Soy un antiguo analfabeto*
Mohamed Chukri
Mohamed Chukri
Un escritor tangerino que se esfuerza por dar sentido a una infancia robada, brutalizada, y en ser la memoria de los pobres, de los olvidados de la historia oficial. Un escritor que no habla de política ni de religión, pero tiene la virtud de irritar a los bienpensantes con títulos como “El pan desnudo” y “Rostros, amores, maldiciones”.

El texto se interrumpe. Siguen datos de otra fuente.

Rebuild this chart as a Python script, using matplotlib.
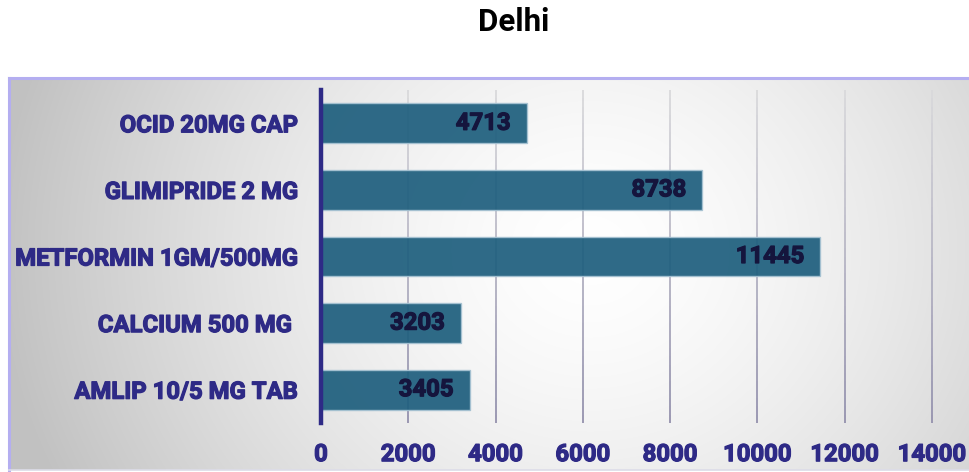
import numpy as np
import matplotlib
matplotlib.use("Agg")
import matplotlib.pyplot as plt
from matplotlib.collections import LineCollection
import matplotlib.patheffects as pe

plt.rcParams['font.family'] = ['Roboto', 'DejaVu Sans']

categories = ["AMLIP 10/5 MG TAB", "CALCIUM 500 MG ", "METFORMIN 1GM/500MG",
              "GLIMIPRIDE 2 MG", "OCID 20MG CAP"]
values = [3405, 3203, 11445, 8738, 4713]
xticks = [0, 2000, 4000, 6000, 8000, 10000, 12000, 14000]
title = "Delhi"

lab_size = 17.2
label_color = '#2e2a86'
value_color = '#15153d'

W, H = 969, 472
fig = plt.figure(figsize=(W / 100, H / 100), dpi=100)
fig.patch.set_facecolor('white')

# background panel with radial gradient
bx0, by0, bx1, by1 = 9, 78, 969, 470
bg = fig.add_axes([bx0 / W, 1 - by1 / H, (bx1 - bx0) / W, (by1 - by0) / H], zorder=0)
xs = np.arange(bx0, bx1)
ys = np.arange(by0, by1)
XX, YY = np.meshgrid(xs, ys)
cx, cy = 590, 250
d = np.sqrt((XX - cx) ** 2 + ((YY - cy) * 1.1) ** 2)
v = 1 - 0.24 * np.clip(d / 590, 0, 1) ** 1.5
img = np.dstack([v, v, v])
bg.imshow(img, aspect='auto', extent=[0, 1, 0, 1], interpolation='bilinear')
bg.set_xlim(0, 1); bg.set_ylim(0, 1)
bg.set_xticks([]); bg.set_yticks([])
bg.spines['right'].set_visible(False)
bg.spines['top'].set_color('#b4aef0'); bg.spines['top'].set_linewidth(2.2)
bg.spines['left'].set_color('#b4aef0'); bg.spines['left'].set_linewidth(2.2)
bg.spines['bottom'].set_color('#dcdce8'); bg.spines['bottom'].set_linewidth(1.2)

# main axes
ax_l, ax_r, ax_t, ax_b = 321, 932, 90, 423
ax = fig.add_axes([ax_l / W, 1 - ax_b / H, (ax_r - ax_l) / W, (ax_b - ax_t) / H], zorder=1)
ax.patch.set_alpha(0)
ax.set_xlim(0, 14000)
ax.set_ylim(-0.5, len(categories) - 0.5)

# gradient gridlines
segs, cols = [], []
n = 40
yy = np.linspace(-0.5, len(categories) - 0.5, n + 1)
top_c = np.array([0.85, 0.85, 0.86])
bot_c = np.array([0.58, 0.57, 0.68])
for xt in xticks[1:]:
    for i in range(n):
        segs.append([(xt, yy[i]), (xt, yy[i + 1])])
        t = i / (n - 1)
        cols.append(tuple(top_c * t + bot_c * (1 - t)))
lc = LineCollection(segs, colors=cols, linewidths=1.3, zorder=1, clip_on=False)
ax.add_collection(lc)

ypos = np.arange(len(categories))
bars = ax.barh(ypos, values, height=0.6, color='#1f5f7e', alpha=0.93,
               edgecolor='#a6c2d2', linewidth=1.0, zorder=2)
for y, val in zip(ypos, values):
    ax.annotate(str(val), xy=(val, y), xytext=(-16, 0), textcoords='offset pixels',
                ha='right', va='center', fontsize=lab_size, fontweight='bold',
                color=value_color, zorder=3,
                path_effects=[pe.withStroke(linewidth=0.9, foreground=value_color)])

ax.set_yticks(ypos)
ax.set_yticklabels(categories)
ax.set_xticks(xticks)
ax.set_xticklabels([str(x) for x in xticks])
ax.tick_params(axis='both', length=0, labelsize=lab_size, labelcolor=label_color)
ax.tick_params(axis='y', pad=16.5)
ax.tick_params(axis='x', pad=14.5)
for lab in ax.get_xticklabels() + ax.get_yticklabels():
    lab.set_fontweight('bold')
    lab.set_path_effects([pe.withStroke(linewidth=0.9, foreground=label_color)])

for s in ['top', 'right', 'bottom']:
    ax.spines[s].set_visible(False)
ax.spines['left'].set_color(label_color)
ax.spines['left'].set_linewidth(3.2)
ax.spines['left'].set_zorder(4)

fig.text(514 / W, 1 - 22 / H, title, ha='center', va='center',
         fontsize=22.5, fontweight='bold', color='black')

fig.savefig('out.png', dpi=100)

Soy un antiguo analfabeto autodidacta que, deseó transmitir a los demás aquello que había aprendido. Pero hoy resultaría bastante difícil para un analfabeto tener la misma trayectoria que yo seguí en esa época. Además, de esta forma, he aprendido mucho más de los alumnos que de los profesores. A la edad de 20 años, tuve la disyuntiva entre convertirme en contrabandista o ir a estudiar árabe y español en El Harache. Leí mucho a los malditos, pero en literatura no existe un único Dios, hay varios... ¡En el cielo, es otra cosa! En mi vida me he enfrentado a tres desafíos: aprender a leer y a escribir, salir de esa clase social denigrada y, por último, sublimar mi vida a través de la escritura. Cuando era más joven, vivía en una choza. Cuando comía, siempre había un ratón delante de mí que pedía algo de comer. Yo era el gran amigo de las cucarachas y de los ratones. Frecuentaba el café Continental de Tetuán. Veía a un hombre que siempre llegaba muy elegante, bien arreglado, y al que todo el mundo saludaba. Yo asistía a la Escuela Normal de Profesores, vivía en una choza pero llevaba pajarita, quería ascender de categoría social. Un día, pregunté la identidad de ese señor. Me respondieron que era Mohammed Sabbag, el escritor más importante de la época. Era un poeta que escribió prosa poética, unos libritos que se leen en dos días. Me dije: si escribiendo cosas así uno se vuelve muy importante en una sociedad, yo también voy a hacerme escritor. Empecé a escribir algo que enseñé a ese señor, que me dijo: “No tienes estilo, pero tienes una buena gramática. Puedes seguir”. Así fue como comencé mi carrera, para adquirir prestigio, subir de categoría. Más tarde, me di cuenta de que la escritura podía ser también una forma de denunciar y protestar contra aquellos que me habían robado la infancia, la adolescencia y parte de mi juventud. Fue únicamente en ese momento cuando mi escritura se volvió comprometida. Cuando trabajaba en la enseñanza, y en los medios de comunicación, consideraba la escritura como una bagatela. No me consideraba un profesional. Pero hace unos 11 años decidí convertirme en escritor profesional. Incluso he escrito 256 páginas de mi último libro, Le Temps des erreurs (Tiempo de errores), en un mes.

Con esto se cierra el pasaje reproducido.